Estratégia para recuperação
O tratamento cirúrgico deve ser proposto no caso das cataratas totais e em que as opacidades centrais/ posteriores comprometam a chegada da luz à área macular. A cirurgia de extração da catarata é tecnicamente mais difícil em crianças pelo menor tamanho do globo ocular, menor rigidez escleral e uma maior taxa de opacificação capsular, o que condiciona procedimentos cirúrgicos específicos. O cristalino opacificado pode ser substituído por uma lente artificial intraocular ou, se não for possível, a correção de dioptrias deve ser feita com óculos ou lentes de contacto.

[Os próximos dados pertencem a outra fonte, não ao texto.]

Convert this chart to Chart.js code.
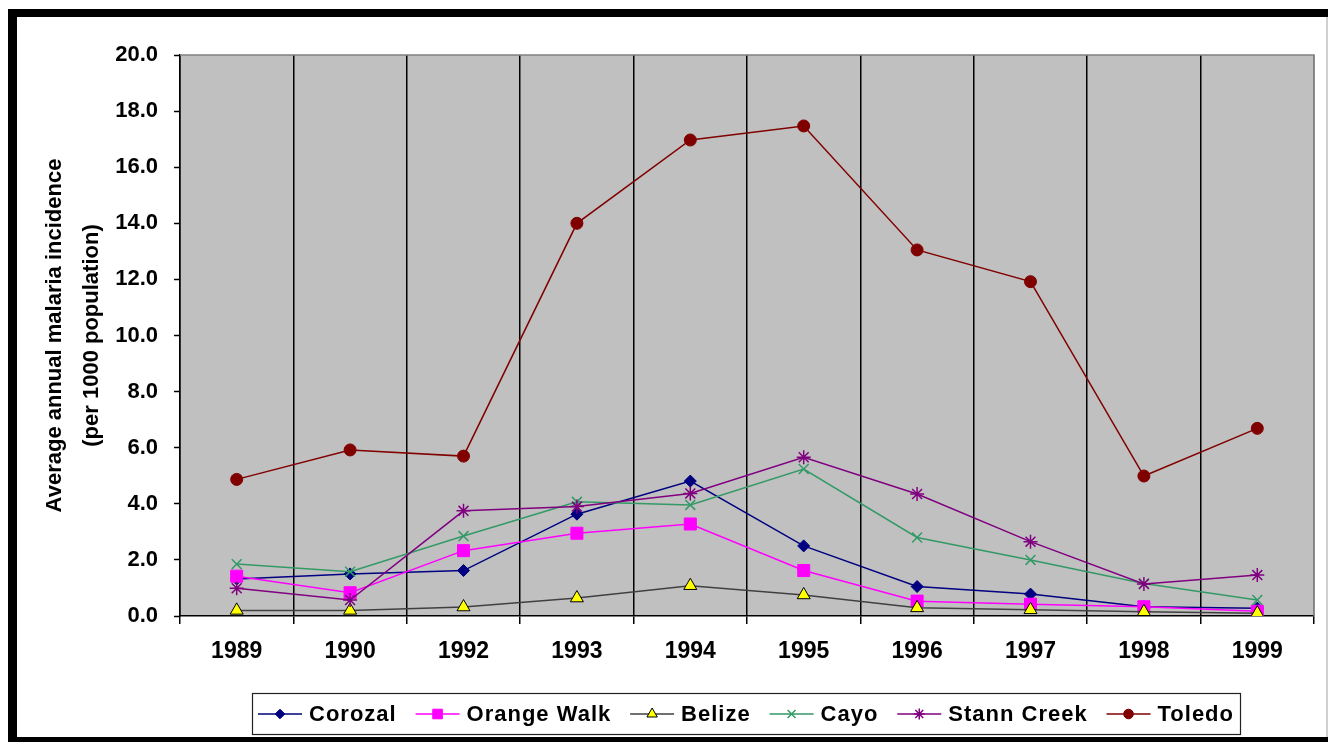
<!DOCTYPE html>
<html><head><meta charset="utf-8">
<script src="https://cdn.jsdelivr.net/npm/chart.js@4"></script>
<style>html,body{margin:0;padding:0;background:#fff;overflow:hidden}#wrap{position:absolute;left:0;top:0;width:1328px;height:742px}</style>
</head><body><div id="wrap"><canvas id="c"></canvas></div>
<script>
const categories = ['1989','1990','1992','1993','1994','1995','1996','1997','1998','1999'];
const corozal    = [1.32, 1.50, 1.62, 3.63, 4.81, 2.50, 1.05, 0.78, 0.33, 0.28];
const orangeWalk = [1.42, 0.83, 2.33, 2.95, 3.28, 1.62, 0.53, 0.42, 0.33, 0.17];
const belize     = [0.20, 0.20, 0.32, 0.64, 1.08, 0.75, 0.29, 0.22, 0.15, 0.10];
const cayo       = [1.85, 1.58, 2.85, 4.07, 3.96, 5.24, 2.80, 2.00, 1.16, 0.57];
const stannCreek = [0.99, 0.57, 3.75, 3.90, 4.37, 5.66, 4.35, 2.65, 1.14, 1.46];
const toledo     = [4.87, 5.92, 5.70, 14.00, 16.97, 17.47, 13.05, 11.92, 4.99, 6.69];
const seriesNames = ['Corozal','Orange Walk','Belize','Cayo','Stann Creek','Toledo'];
const yTickValues = [0,2,4,6,8,10,12,14,16,18,20];
const yTitle = ['Average annual malaria incidence','(per 1000 population)'];

const FONT = "'Liberation Sans', Arial, sans-serif";
const styles = [
  {line:'#000080', pStyle:'rectRot', r:6, bg:'#000080', bc:'#000080'},
  {line:'#FF00FF', pStyle:'rect', r:8.5, bg:'#FF00FF', bc:'#FF00FF'},
  {line:'#404040', pStyle:'triangle', r:7.5, bg:'#FFFF00', bc:'#000000'},
  {line:'#339966', pStyle:'crossRot', r:7, bg:'#339966', bc:'#339966'},
  {line:'#800080', pStyle:'star', r:7, bg:'#800080', bc:'#800080'},
  {line:'#800000', pStyle:'circle', r:6, bg:'#800000', bc:'#800000'}
];
const seriesData = [corozal, orangeWalk, belize, cayo, stannCreek, toledo];

const datasets = seriesNames.map((n,i)=>({
  label:n, data:seriesData[i], borderColor:styles[i].line, backgroundColor:styles[i].bg,
  borderWidth:1.5, tension:0, pointStyle:styles[i].pStyle, pointRadius:styles[i].r, pointHoverRadius:styles[i].r,
  pointBackgroundColor:styles[i].bg, pointBorderColor:styles[i].bc, pointBorderWidth:(i===3||i===4)?1.5:1,
  order: seriesNames.length - i
}));

const deco = {
  id:'deco',
  beforeDraw(chart){
    const {ctx, chartArea:a} = chart;
    ctx.save();
    ctx.fillStyle='#fff'; ctx.fillRect(0,0,chart.width,chart.height);
    ctx.fillStyle='#C0C0C0'; ctx.fillRect(a.left,a.top,a.right-a.left,a.bottom-a.top);
    ctx.restore();
  },
  beforeDatasetsDraw(chart){
    const {ctx, chartArea:a} = chart;
    ctx.save();
    ctx.strokeStyle='#808080'; ctx.lineWidth=1.5;
    ctx.beginPath(); ctx.moveTo(a.left,a.top); ctx.lineTo(a.right,a.top); ctx.lineTo(a.right,a.bottom); ctx.stroke();
    ctx.restore();
  },
  afterDraw(chart){
    const ctx = chart.ctx;
    ctx.save();
    // frame
    ctx.fillStyle='#000';
    ctx.fillRect(8,9,1320,8);
    ctx.fillRect(8,9,9,733);
    ctx.fillRect(8,737,1320,5);
    ctx.fillStyle='#d0d0d0'; ctx.fillRect(1326,17,2,720);
    // legend
    const bx=252, by=693, bw=988, bh=41;
    ctx.fillStyle='#fff'; ctx.fillRect(bx,by,bw,bh);
    ctx.strokeStyle='#222'; ctx.lineWidth=1.2; ctx.strokeRect(bx+0.5,by+0.5,bw,bh);
    ctx.font = "bold 22px " + FONT;
    try { ctx.letterSpacing = '1px'; } catch(e){}
    const sw=44, g1=7;
    const tw = chart.data.datasets.map(d=>ctx.measureText(d.label).width);
    const inner = bw-12;
    const used = tw.reduce((s,w)=>s+w,0) + chart.data.datasets.length*(sw+g1);
    const gap = (inner-used)/(chart.data.datasets.length-1);
    let x = bx+6; const cy = by+bh/2+0.5;
    chart.data.datasets.forEach((d,i)=>{
      ctx.strokeStyle=d.borderColor; ctx.lineWidth=1.5;
      ctx.beginPath(); ctx.moveTo(x,cy); ctx.lineTo(x+sw,cy); ctx.stroke();
      ctx.fillStyle=d.pointBackgroundColor; ctx.strokeStyle=d.pointBorderColor; ctx.lineWidth=d.pointBorderWidth;
      Chart.helpers.drawPoint(ctx,{pointStyle:d.pointStyle, radius:d.pointRadius*0.8, rotation:0, borderWidth:d.pointBorderWidth}, x+sw/2, cy);
      ctx.fillStyle='#000'; ctx.textBaseline='middle'; ctx.textAlign='left';
      ctx.fillText(d.label, x+sw+g1, cy+1);
      x += sw+g1+tw[i]+gap;
    });
    ctx.restore();
  }
};

new Chart(document.getElementById('c'), {
  type:'line',
  data:{labels:categories, datasets},
  plugins:[deco],
  options:{
    responsive:true, maintainAspectRatio:false, animation:false,
    layout:{padding:{left:0, top:55, right:14, bottom:0}},
    plugins:{legend:{display:false}, tooltip:{enabled:false}},
    scales:{
      x:{
        type:'category', offset:true,
        grid:{offset:true, color:(c)=>c.type==='tick'?'#000':'#808080', lineWidth:1.5, drawTicks:true, tickLength:8, tickColor:'#000', tickWidth:1.5},
        border:{color:'#000', width:1.5},
        ticks:{color:'#000', font:{family:FONT, size:23, weight:'bold'}, padding:14, maxRotation:0, autoSkip:false},
        afterFit:(s)=>{ s.height = 126; }
      },
      y:{
        min:0, max:20,
        afterBuildTicks:(s)=>{ s.ticks = yTickValues.map(v=>({value:v})); },
        ticks:{color:'#000', font:{family:FONT, size:22, weight:'bold'}, padding:16, callback:(v)=>Number(v).toFixed(1)},
        grid:{drawOnChartArea:false, drawTicks:true, tickLength:6, tickColor:'#000', tickWidth:1.5},
        border:{color:'#000', width:1.5},
        title:{display:true, text:yTitle, color:'#000', font:{family:FONT, size:22, weight:'bold', lineHeight:1.68}, padding:{top:36, bottom:0}},
        afterFit:(s)=>{ s.width = 180; }
      }
    }
  }
});
</script></body></html>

Logo após a cirurgia é necessário iniciar rapidamente a reabilitação visual, procedendo à correção da graduação para longe e para perto. O prognóstico funcional é pior no caso das cataratas unilaterais, uma vez que mesmo corrigindo a graduação, a lente artificial/lente contacto ou os óculos não conseguem igualar a capacidade de focagem do cristalino do outro olho. Nestes casos, é comum utilizar algumas estratégias, como a oclusão do olho com melhor acuidade visual, durante umas horas por dia, de forma a estimular a recuperação funcional do córtex visual. Deste modo, o processo de reabilitação visual requer uma estreita colaboração entre os pais e a equipa médica, de forma a obter os melhores resultados funcionais.
Assim, uma deteção precoce das cataratas congénitas, uma cirurgia atempada nos casos de cataratas com interferência visual significativa, um seguimento pós cirúrgico apertado para controlo de inflamação e deteção de complicações, uma reabilitação visual para tratar a ambliopia e o seguimento das crianças ao longo da vida permitirão a obtenção de melhores resultados funcionais.